Housing sits at the fulcrum. Mortgage repayments have already ticked up, eroding disposable income and cooling discretionary spending. Property markets, highly sensitive to borrowing costs, are likely to feel the effect with a lag. A gentle slowdown is precisely the RBA’s intent: restrain demand without triggering a sharper contraction. Whether that balance can be struck remains the central question.

Notably, the RBA has been explicit about its future intentions. Flexibility is the watchword. Each inflation print, labour market release and retail sales update will carry heightened significance. Volatility around data days is unlikely to fade soon.

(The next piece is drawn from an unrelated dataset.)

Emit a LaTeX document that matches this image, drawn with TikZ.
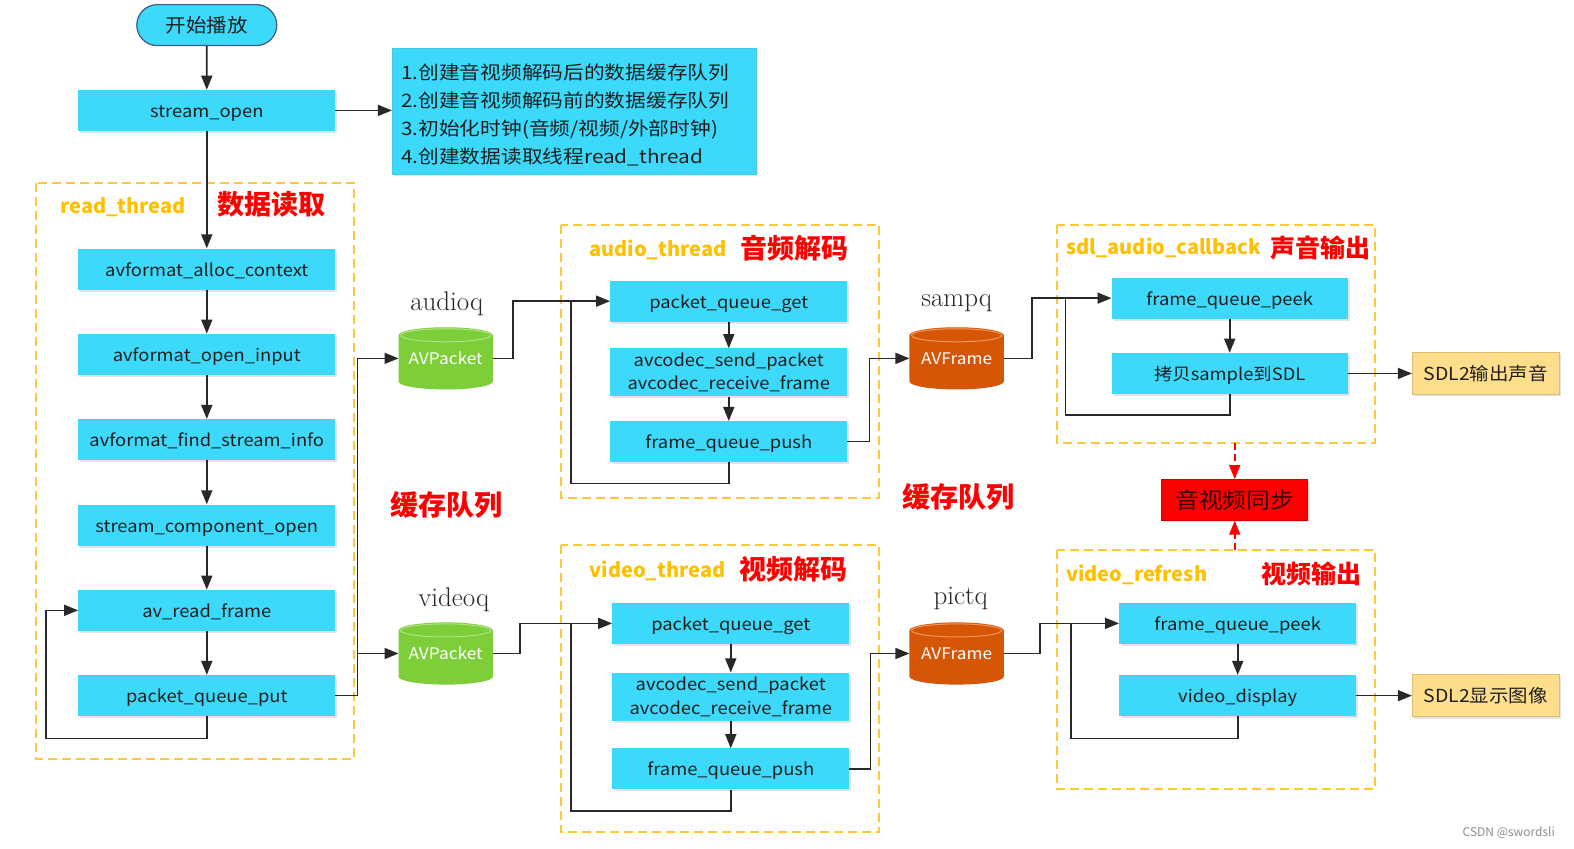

“The RBA has deliberately avoided providing explicit forward guidance, reinforcing its emphasis on flexibility and responsiveness to incoming data,” observed Barclay Pearce Capital, the Australian wealth management outfit. “Future decisions will hinge on whether inflation continues to moderate and whether tighter financial conditions are sufficient to cool demand without materially weakening economic activity.”

The broader lesson is straightforward. Policy is not on autopilot. Markets that had begun to price a one-way journey towards easing must now confront the possibility that rates remain elevated for longer than assumed. For investors, that shifts the emphasis back to fundamentals: cash flow over conjecture, balance-sheet strength over leverage, valuation discipline over momentum.

Higher rates create headwinds. They also restore gravity, and income. Australia’s central bank has reminded markets who sets the price of money. The adjustment may be uncomfortable. It is also overdue.